Sem sucesso na investida, ele planejava se candidatar a deputado federal em 2014, imaginando que, se vencesse as eleições, ficaria em boa posição para novamente pleitear o cargo.
Para tanto, quando já estava fora do governo estadual, teria acertado com Iskin uma doação de U$ 3 milhões depositados em uma conta na Suíça. Parte dos recursos foi usada para despesas pessoais e o restante já foi entregue recentemente à Justiça.
Sérgio Côrtes disse também que apresentou Iskin à Sérgio Cabral e que chegou a obter com Gustavo Estellita o valor de R$450 mil reais para as campanhas de Luiz Fernando Pezão (PMDB) ao governo estadual e de Pedro Paulo (PMDB) à prefeitura do Rio de Janeiro.
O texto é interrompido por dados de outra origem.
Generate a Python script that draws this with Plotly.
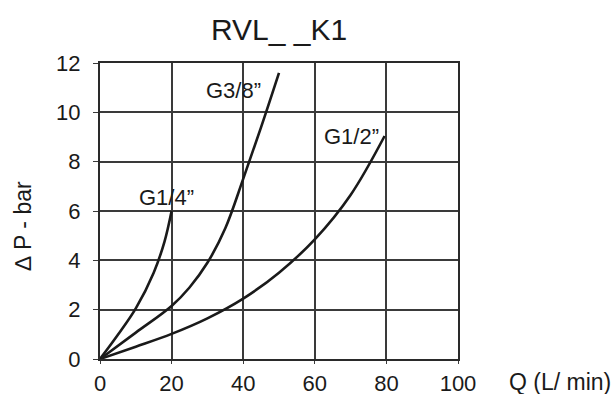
import plotly.graph_objects as go

# Flow (L/min) vs pressure drop (bar) for each port size
q_g14 = [0, 5, 10, 15, 18, 20]
dp_g14 = [0, 0.98, 2.05, 3.5, 4.75, 6.0]

q_g38 = [0, 10, 20, 25, 30, 35, 40, 45, 50]
dp_g38 = [0, 1.07, 2.15, 2.9, 3.9, 5.3, 7.3, 9.4, 11.6]

q_g12 = [0, 10, 20, 30, 40, 50, 60, 70, 79.5]
dp_g12 = [0, 0.5, 1.02, 1.65, 2.45, 3.5, 4.85, 6.65, 9.04]

curve_names = ["G1/4”", "G3/8”", "G1/2”"]
label_pos = [(18.6, 6.56), (37.4, 10.9), (70.2, 9.04)]

x_ticks = [0, 20, 40, 60, 80, 100]
y_ticks = [0, 2, 4, 6, 8, 10, 12]

ink = "#1a1a1a"

fig = go.Figure()
for qs, dps, name in zip([q_g14, q_g38, q_g12], [dp_g14, dp_g38, dp_g12], curve_names):
    fig.add_trace(go.Scatter(
        x=qs, y=dps, mode="lines", name=name,
        line=dict(color=ink, width=2.6, shape="spline", smoothing=1.0),
        showlegend=False, hoverinfo="skip",
    ))

for name, (lx, ly) in zip(curve_names, label_pos):
    fig.add_annotation(x=lx, y=ly, text=name, showarrow=False,
                       font=dict(size=22, color=ink), xanchor="center", yanchor="middle")

# axis titles drawn as free annotations beside the plot area
fig.add_annotation(xref="paper", yref="paper", x=1.136, y=0, yshift=-23,
                   text="Q (L/ min)", showarrow=False, xanchor="left",
                   yanchor="middle", font=dict(size=23, color=ink))
fig.add_annotation(xref="paper", yref="paper", x=-0.215, y=0.448,
                   text="∆ P - bar", showarrow=False, textangle=-90,
                   xanchor="center", yanchor="middle", font=dict(size=23, color=ink))

axis_common = dict(
    showline=True, linecolor="#2a2a2a", linewidth=2.2, mirror=True,
    showgrid=True, gridcolor="#3a3a3a", gridwidth=1.8,
    zeroline=False, ticks="outside", tickcolor="#3a3a3a",
    tickfont=dict(size=22, color=ink), automargin=False,
)

fig.update_layout(
    width=615, height=394,
    margin=dict(l=100, r=157, t=63, b=35),
    paper_bgcolor="white", plot_bgcolor="white",
    font=dict(family="Liberation Sans, Arial, sans-serif", color=ink),
    title=dict(text="RVL_ _K1", x=0.5, xanchor="center", xref="paper",
               y=1 - 29 / 394, yanchor="middle", font=dict(size=30, color=ink)),
    xaxis=dict(range=[0, 100], tickvals=x_ticks, ticklen=3, **axis_common),
    yaxis=dict(range=[0, 12], tickvals=y_ticks, ticklen=5, ticklabelstandoff=8,
               **axis_common),
)

fig.write_html("out.html")
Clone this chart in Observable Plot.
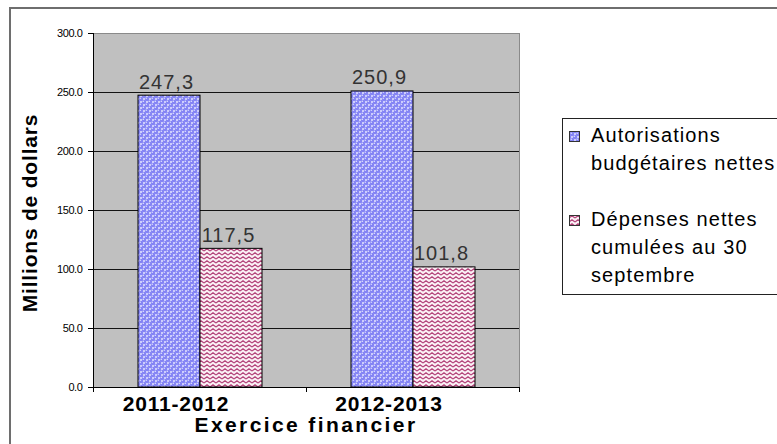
<!DOCTYPE html>
<html>
<head>
<meta charset="utf-8">
<script src="https://cdn.jsdelivr.net/npm/d3@7"></script>
<script src="https://cdn.jsdelivr.net/npm/@observablehq/plot@0.6"></script>
<style>
  body { margin: 0; background: #fff; font-family: Arial, "Liberation Sans", sans-serif; }
  #wrap { position: relative; width: 777px; height: 444px; overflow: hidden; background: #fff; }
  #border { position: absolute; left: 9px; top: 7px; width: 900px; height: 600px;
            border-left: 2px solid #6e6e6e; border-top: 2px solid #6e6e6e; }
  #chart { position: absolute; left: 0; top: 0; }
  #legend { position: absolute; left: 562px; top: 118px; width: 300px; height: 177px;
            border: 1px solid #222; background: #fff; box-sizing: border-box;
            font-size: 20px; line-height: 28px; letter-spacing: 1.1px; color: #000; padding-top: 2px; }
  .entry { position: relative; padding-left: 28px; margin-bottom: 28px; }
  .entry svg { position: absolute; left: 6px; top: 10px; }
  [aria-label="fx-axis tick label"] text { letter-spacing: 0.8px; }
  [aria-label="y-axis tick label"] text { letter-spacing: -0.4px; }
  .vlabel text { letter-spacing: 1px; }
</style>
</head>
<body>
<div id="wrap">
  <div id="border"></div>
  <div id="chart"></div>
  <div id="legend"></div>
</div>
<script>
const years = ["2011-2012", "2012-2013"];
const seriesNames = ["Autorisations budgétaires nettes", "Dépenses nettes cumulées au 30 septembre"];
const autorisations = [247.3, 250.9];
const depenses = [117.5, 101.8];
const yTicks = [0, 50, 100, 150, 200, 250, 300];
const gridTicks = [50, 100, 150, 200, 250];
const legendLines = [["Autorisations", "budgétaires nettes"], ["Dépenses nettes", "cumulées au 30", "septembre"]];
const patternIds = ["pat-dots", "pat-zigzag"];
const yTitle = "Millions de dollars";
const xTitle = "Exercice financier";

const data = years.flatMap((y, i) => [
  {year: y, series: seriesNames[0], value: autorisations[i]},
  {year: y, series: seriesNames[1], value: depenses[i]}
]);
const fmtVal = v => d3.format(".1f")(v).replace(".", ",");
const font = 'Arial, "Liberation Sans", sans-serif';
const W = 777, H = 444, mL = 93, mR = 258, mT = 33, mB = 57;

const chart = Plot.plot({
  width: W, height: H,
  marginLeft: mL, marginRight: mR, marginTop: mT, marginBottom: mB,
  style: {fontFamily: font, background: "transparent", overflow: "visible"},
  fx: {domain: years, paddingInner: 0, paddingOuter: 0},
  x: {domain: seriesNames, paddingInner: 0, paddingOuter: 0.71, axis: null},
  y: {domain: [0, 300]},
  color: {domain: seriesNames, range: patternIds.map(id => `url(#${id})`)},
  marks: [
    Plot.frame({fill: "#c0c0c0", stroke: null, shapeRendering: "crispEdges"}),
    Plot.ruleY(gridTicks, {stroke: "#000", strokeOpacity: 0.9}),
    Plot.ruleY([300], {stroke: "#8a8a8a"}),
    Plot.barY(data, {fx: "year", x: "series", y: "value", fill: "series", stroke: "#000", strokeWidth: 1, inset: 0}),
    Plot.ruleY([0], {stroke: "#000"}),
    Plot.axisY({ticks: yTicks, tickFormat: d3.format(".1f"), tickSize: 5, tickPadding: 6, fontSize: 11, label: null, stroke: "#000", fill: "#000"}),
    Plot.axisFx({anchor: "bottom", tickSize: 0, tickPadding: 9, dx: -24, fontSize: 21, fontWeight: "bold", label: null, fill: "#000"}),
    Plot.text(data, {fx: "year", x: "series", y: "value", text: d => fmtVal(d.value),
      lineAnchor: "bottom", dy: -7, dx: -3, fontSize: 20, fill: "#333", className: "vlabel"})
  ]
});

const svg = d3.select(chart);
const yScale = chart.scale("y");
const fxScale = chart.scale("fx");

// patterns
const defs = svg.insert("defs", ":first-child");
const pd = defs.append("pattern").attr("id", patternIds[0]).attr("patternUnits", "userSpaceOnUse")
  .attr("width", 6).attr("height", 6);
pd.append("rect").attr("width", 6).attr("height", 6).attr("fill", "#e6e6ff");
[[0,0],[6,0],[0,6],[6,6],[3,3]].forEach(([cx, cy]) => {
  pd.append("circle").attr("cx", cx).attr("cy", cy).attr("r", 2.3).attr("fill", "#8484f4");
  pd.append("circle").attr("cx", cx - 0.7).attr("cy", cy - 0.7).attr("r", 0.8).attr("fill", "#d8d8ff");
});
const pz = defs.append("pattern").attr("id", patternIds[1]).attr("patternUnits", "userSpaceOnUse")
  .attr("width", 6).attr("height", 4);
pz.append("rect").attr("width", 6).attr("height", 4).attr("fill", "#fbf0f5");
pz.append("path").attr("d", "M0,3 L3,0.8 L6,3").attr("fill", "none").attr("stroke", "#b3437a").attr("stroke-width", 1.15);

// plot-area borders (from the plot's own dimensions and scales)
const yTop = yScale.apply(300), yBot = yScale.apply(0);
svg.append("line").attr("x1", W - mR + 0.5).attr("x2", W - mR + 0.5).attr("y1", yTop).attr("y2", yBot)
  .attr("stroke", "#8a8a8a");
svg.append("line").attr("x1", mL + 0.5).attr("x2", mL + 0.5).attr("y1", yTop).attr("y2", yBot)
  .attr("stroke", "#000");
// category boundary ticks on the bottom axis
const bounds = [...years.map(y => fxScale.apply(y)), W - mR];
bounds.forEach(bx => {
  svg.append("line").attr("x1", Math.round(bx) + 0.5).attr("x2", Math.round(bx) + 0.5)
    .attr("y1", yBot).attr("y2", yBot + 5).attr("stroke", "#000");
});

// axis titles
svg.append("text").attr("transform", `translate(37,${(yTop + yBot) / 2 + 3}) rotate(-90)`).attr("text-anchor", "middle")
  .attr("font-size", 21).attr("font-weight", "bold").attr("letter-spacing", "0.8px").attr("fill", "#000")
  .attr("font-family", font).text(yTitle);
svg.append("text").attr("x", (mL + W - mR) / 2).attr("y", 432).attr("text-anchor", "middle")
  .attr("font-size", 21).attr("font-weight", "bold").attr("letter-spacing", "2.4px").attr("fill", "#000")
  .attr("font-family", font).text(xTitle);

document.getElementById("chart").appendChild(chart);

// legend
const legend = d3.select("#legend");
legendLines.forEach((lines, i) => {
  const e = legend.append("div").attr("class", "entry");
  const s = e.append("svg").attr("width", 11).attr("height", 11);
  s.append("rect").attr("x", 0.5).attr("y", 0.5).attr("width", 10).attr("height", 10)
    .attr("fill", `url(#${patternIds[i]})`).attr("stroke", "#333");
  lines.forEach(l => e.append("div").text(l));
});
</script>
</body>
</html>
Os valores teriam sido pedidos por Sérgio Cabral e Eduardo Paes e, segundo ele, as doações ocorreram de forma declarada.
Miguel Iskin
Após Sérgio Côrtes, o empresário Miguel Iskin também prestou depoimento. Ele confirmou a doação depositada na conta da Suíça e também o pagamento de despesas de viagens do ex-secretário e de outros médicos.
"Nunca vi nada de errado. Não tinha nada escondido, era tudo aberto", afirmou. Disse ainda que tinha pouca intimidade com Sérgio Cabral e negou já ter pedido contrapartidas em troca de apoio financeiro.
Questionado por procuradores sobre uma agenda em seu celular onde constavam datas de reuniões com o ex-governador, Iskin negou que tenha ido à residência do ex-governador, mas confirmou outros encontros. "Não lembro qual assunto tratamos. Provavelmente devia estar reclamando do Pezão", disse, em referência ao atual governador do Rio de Janeiro.
Iskin ainda fez elogios à performance de Sérgio Côrtes e avaliou que ele fez grandes coisas pelo estado. "Nunca houve um gestor de saúde que fizesse a revolução que esse cara fez. Chegamos a ter hospitais públicos melhores que os privados no Rio de Janeiro".